Fail fast and noisily creates more resilient software
If you ask me what is the one single secret of writing reliable and maintainable software, I’d say “Let your code crash noisily and fast.” A corollary of this is “defensive programming is a practice that is wrong.”
Erlang is the programming language that Ericsson created to build the telecom systems that needed to be always available. Counterintuitively, one of the key principles of Erlang is “let it crash”, which means that instead of trying to handle every possible error, you should let your processes fail and restart them in a known good state.
The view is that you don’t need to program defensively. If there are any errors, the process is automatically terminated, and this is reported to any processes that were monitoring the crashed process. In fact, defensive programming in Erlang is frowned upon.

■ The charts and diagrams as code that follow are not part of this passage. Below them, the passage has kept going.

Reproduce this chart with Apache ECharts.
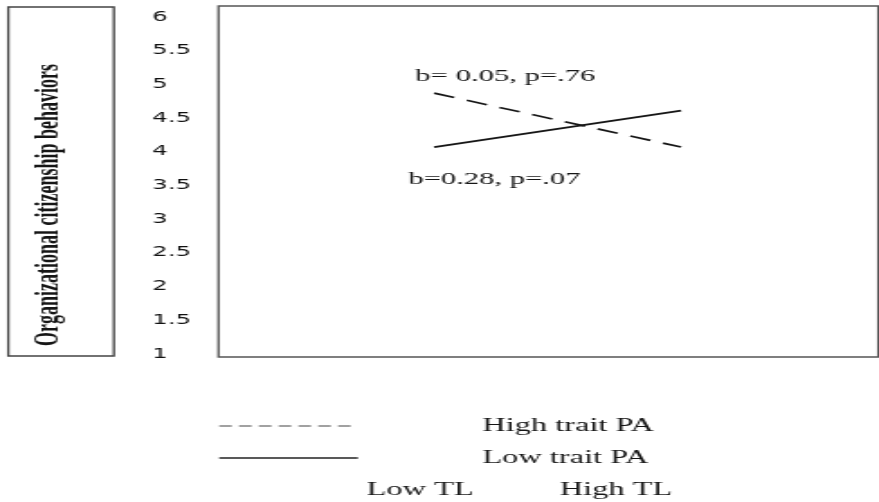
<!DOCTYPE html>
<html>
<head>
<meta charset="utf-8">
<script src="https://cdn.jsdelivr.net/npm/echarts@6/dist/echarts.min.js"></script>
<style>
  html, body { margin: 0; padding: 0; background: #fff; overflow: hidden; }
  /* the figure is stretched horizontally, so draw narrow and scale */
  #chart { width: 488px; height: 502px; transform: scaleX(1.8012); transform-origin: 0 0; }
</style>
</head>
<body>
<div id="chart"></div>
<script>
const tlLevels = [0, 1];
const tlLabels = ['Low TL', 'High TL'];
const seriesNames = ['High trait PA', 'Low trait PA'];
const highPA = [4.87, 4.07];
const lowPA = [4.07, 4.61];
const notes = ['b= 0.05, p=.76', 'b=0.28, p=.07'];
const yTicks = [1, 1.5, 2, 2.5, 3, 3.5, 4, 4.5, 5, 5.5, 6];

const serif = 'Liberation Serif';
const ink = '#161616';

const chart = echarts.init(document.getElementById('chart'));

function pairs(vals) {
  return tlLevels.map((x, i) => [x, vals[i]]);
}

function note(text, x, y, pos) {
  return {
    symbol: 'circle',
    symbolSize: 1,
    itemStyle: { color: 'rgba(0,0,0,0)' },
    data: [{
      coord: [x, y],
      label: {
        show: true,
        formatter: text,
        position: pos,
        align: 'center',
        verticalAlign: 'middle',
        color: ink,
        fontFamily: serif,
        fontSize: 17
      }
    }]
  };
}

chart.setOption({
  animation: false,
  grid: { left: 121.6, right: 0.5, top: 17, bottom: 148 },
  xAxis: {
    type: 'value',
    min: -0.871,
    max: 1.798,
    show: false
  },
  yAxis: {
    type: 'value',
    min: yTicks[0],
    max: yTicks[yTicks.length - 1],
    interval: 0.5,
    axisLine: { show: false },
    axisTick: { show: false },
    splitLine: { show: false },
    axisLabel: {
      margin: 37,
      align: 'left',
      color: '#111',
      fontFamily: 'DejaVu Sans',
      fontSize: 13.5
    }
  },
  legend: {
    orient: 'vertical',
    left: 121,
    top: 417,
    padding: 0,
    itemWidth: 77,
    itemHeight: 14,
    itemGap: 14,
    itemStyle: { color: 'rgba(0,0,0,0)', borderWidth: 0 },
    textStyle: { color: ink, fontFamily: serif, fontSize: 18, padding: [0, 0, 0, 64] },
    data: [
      { name: seriesNames[0], lineStyle: { type: [7, 4], width: 1.2, color: '#444' } },
      { name: seriesNames[1], lineStyle: { width: 1.4, color: '#222' } }
    ]
  },
  series: [
    {
      name: seriesNames[0],
      type: 'line',
      symbol: 'none',
      data: pairs(highPA),
      itemStyle: { color: ink },
      lineStyle: { color: ink, width: 1.7, type: [12, 7.5] },
      markPoint: note(notes[0], tlLevels[0], highPA[0], [40, -16])
    },
    {
      name: seriesNames[1],
      type: 'line',
      symbol: 'none',
      data: pairs(lowPA),
      itemStyle: { color: ink },
      lineStyle: { color: ink, width: 1.7 },
      markPoint: note(notes[1], tlLevels[0], lowPA[0], [34, 33])
    }
  ],
  graphic: [
    // plot frame
    { type: 'rect', shape: { x: 121.3, y: 6, width: 366.3, height: 351 },
      style: { fill: null, stroke: '#555', lineWidth: 1.3 }, silent: true },
    // framed axis title
    { type: 'rect', shape: { x: 4.6, y: 7, width: 58.6, height: 349 },
      style: { fill: null, stroke: '#444', lineWidth: 1.3 }, silent: true },
    { type: 'text', x: 27.8, y: 205, rotation: Math.PI / 2,
      style: { text: 'Organizational citizenship behaviors', fill: ink,
               font: 'bold 18px "Liberation Serif"', align: 'center', verticalAlign: 'middle' } },
    { type: 'text', x: 233.2, y: 490,
      style: { text: tlLabels[0], fill: ink, font: '18px "Liberation Serif"',
               align: 'center', verticalAlign: 'middle' } },
    { type: 'text', x: 342, y: 490,
      style: { text: tlLabels[1], fill: ink, font: '18px "Liberation Serif"',
               align: 'center', verticalAlign: 'middle' } }
  ]
});
</script>
</body>
</html>
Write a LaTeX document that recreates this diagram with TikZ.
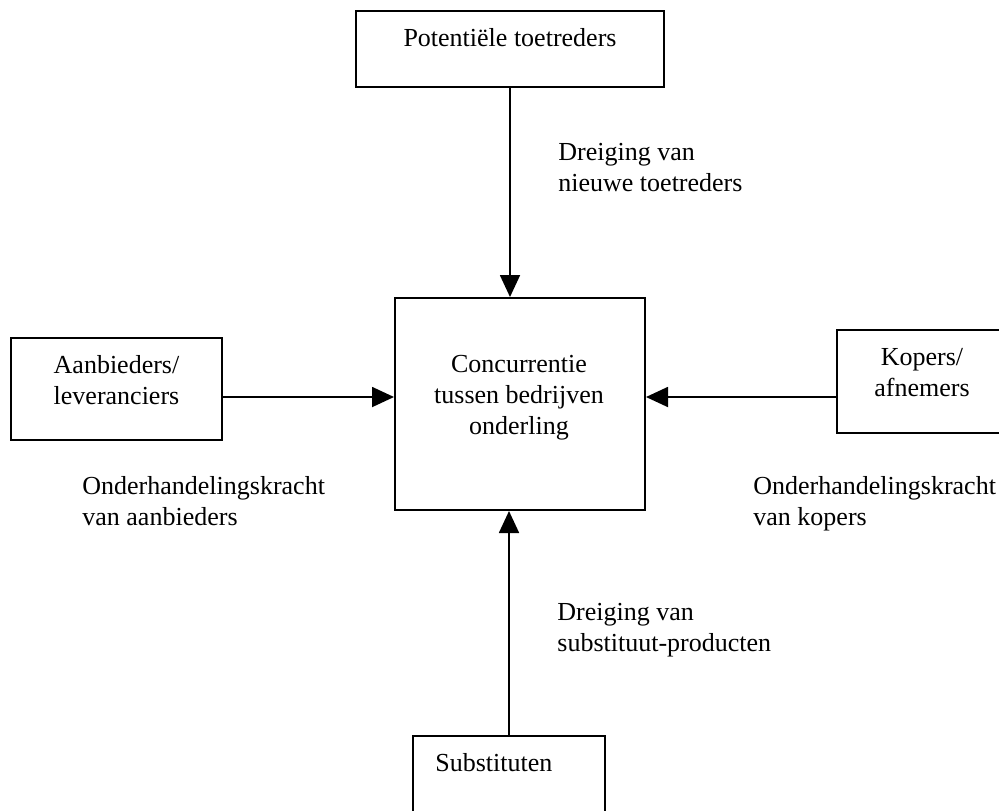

This is a very different approach from most programming languages, where the common advice is to “fail silently” and handle errors gracefully.

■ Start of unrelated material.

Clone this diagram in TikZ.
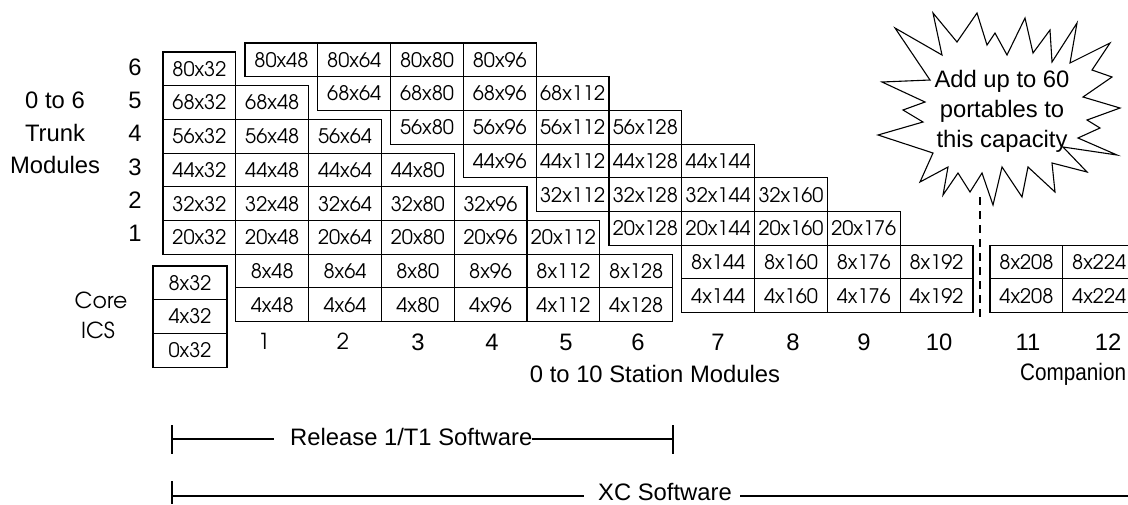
\documentclass[tikz,border=0pt]{standalone}
\usepackage{fontspec}
\usepackage{graphicx}
\setmainfont{Liberation Sans}
\newfontfamily\adv{TeX Gyre Adventor}
\begin{document}
\begin{tikzpicture}[x=1pt,y=-1pt,
  cell/.style={draw, anchor=north west, minimum width=72.8pt, minimum height=33.7pt,
    inner sep=0pt, outer sep=0pt, line width=1.1pt, font=\adv\fontsize{20}{20}\selectfont},
  corecell/.style={cell, minimum width=74pt},
  lab/.style={inner sep=0pt, font=\fontsize{23.8}{30}\selectfont},
  glab/.style={inner sep=0pt, font=\adv\fontsize{22}{30}\selectfont},
  rule/.style={line width=1.1pt}]
\path[use as bounding box] (0,0) rectangle (1128,504);

% left grid
\foreach \i/\r/\jmin/\jmax in {0/80/0/0, 1/68/0/1, 2/56/0/2, 3/44/0/3, 4/32/0/4, 5/20/0/5, 6/8/1/6, 7/4/1/6} {
  \foreach \j in {\jmin,...,\jmax} {
    \pgfmathtruncatemacro{\w}{32+16*\j}
    \node[cell] (n\r-\w) at ({163+72.8*\j},{52+33.7*\i}) {\r x\w};
  }
}
% right grid
\foreach \i/\r/\cmin/\cmax in {0/80/1/4, 1/68/2/5, 2/56/3/6, 3/44/4/7, 4/32/5/8, 5/20/6/9, 6/8/7/10, 7/4/7/10} {
  \foreach \c in {\cmin,...,\cmax} {
    \pgfmathtruncatemacro{\w}{32+16*\c}
    \node[cell] (n\r-\w) at ({245+72.8*(\c-1)},{43+33.7*\i}) {\r x\w};
  }
}
% companion
\foreach \i/\r in {6/8, 7/4} {
  \foreach \k in {0,1} {
    \pgfmathtruncatemacro{\w}{208+16*\k}
    \node[cell] (n\r-\w) at ({990+72.8*\k},{43+33.7*\i}) {\r x\w};
  }
}
% core ICS
\foreach \k/\r in {0/8, 1/4, 2/0} {
  \node[corecell] (core\r) at (153,{266+33.7*\k}) {\r x32};
}

% row labels
\foreach \y/\t in {67/6, 100/5, 133/4, 167/3, 200/2, 233/1} {
  \node[lab] (row\t) at (135,\y) {\t};
}
\node[lab] (trunk1) at (55,100) {0 to 6};
\node[lab] (trunk2) at (55,133) {Trunk};
\node[lab] (trunk3) at (55,165) {Modules};
\node[glab] (coreA) at (101,300) {Core};
\node[glab] (coreB) at (98,330) {ICS};

% column numbers
\node[glab] (col1) at (264,341) {1};
\node[glab] (col2) at (343,341) {2};
\foreach \x/\t in {418/3, 492/4, 566/5, 638/6, 718/7, 793/8, 864/9, 939/10, 1028/11, 1108/12} {
  \node[lab] (col\t) at (\x,342) {\t};
}
\node[lab] (stations) at (655,374) {0 to 10 Station Modules};
\node[lab, anchor=west] (companion) at (1020,374) {\scalebox{0.87}[1]{Companion}};

% dashed separator
\coordinate (dtop) at (980,197);
\coordinate (dbot) at (980,317);
\draw[line width=2pt, dash pattern=on 8pt off 6pt] (dtop) -- (dbot);

% star burst
\draw[line width=1.1pt, line join=miter, fill=white]
 (895,28) -- (942,55) -- (933,13) -- (957,42) -- (977,13) -- (987,45) -- (995,33) -- (1007,55)
 -- (1025,18) -- (1033,53) -- (1050,30) -- (1052,62) -- (1077,23) -- (1070,63) -- (1110,43)
 -- (1092,70) -- (1112,77) -- (1083,97) -- (1120,108) -- (1087,120) -- (1100,128) -- (1078,138)
 -- (1117,155) -- (1063,147) -- (1087,172) -- (1052,163) -- (1055,192) -- (1028,167) -- (1022,197)
 -- (1002,167) -- (993,205) -- (982,173) -- (970,192) -- (958,173) -- (943,195) -- (948,167)
 -- (920,182) -- (933,153) -- (878,135) -- (923,122) -- (903,110) -- (925,102) -- (882,82)
 -- (930,80) -- cycle;
\node[lab, align=center] (startext) at (1002,111) {Add up to 60\\portables to\\this capacity};

% software ranges
\coordinate (rl) at (172,439);
\coordinate (rr) at (673,439);
\coordinate (rlt) at (172,425);
\coordinate (rlb) at (172,454);
\coordinate (rrt) at (673,425);
\coordinate (rrb) at (673,454);
\node[lab, anchor=west] (release) at (290,437) {Release 1/T1 Software};
\draw[rule] (rlt) -- (rlb);
\draw[rule] (rrt) -- (rrb);
\draw[rule] (rl) -- ([xshift=-16pt]release.west |- rl);
\draw[rule] (release.east |- rr) -- (rr);

\coordinate (xl) at (172,496);
\coordinate (xr) at (1128,496);
\coordinate (xlt) at (172,481);
\coordinate (xlb) at (172,504);
\node[lab, anchor=west] (xc) at (598,492) {XC Software};
\draw[rule] (xlt) -- (xlb);
\draw[rule] (xl) -- ([xshift=-14pt]xc.west |- xl);
\draw[rule] ([xshift=8pt]xc.east |- xr) -- (xr);
\end{tikzpicture}
\end{document}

The philosophy is not just to write code without error checks and expect higher-level supervisors to save the day; it is to avoid defensive coding, namely to detect and correct what is appropriate, and allow other errors to cause process termination and propagate up to the supervisor. If the supervision hierarchy is well-designed, you can end up with an extremely fault-tolerant system. That’s in addition to other fault-tolerance techniques such as hardware redundancy.
In the age of AI, with a clear traceback of what went wrong, and with the AI automatically adding tests and fixing bugs, the “fail fast and noisily” approach enables resilient systems that are easy to maintain. You just need to get the architecture pieces right, and watch the AI do its magic.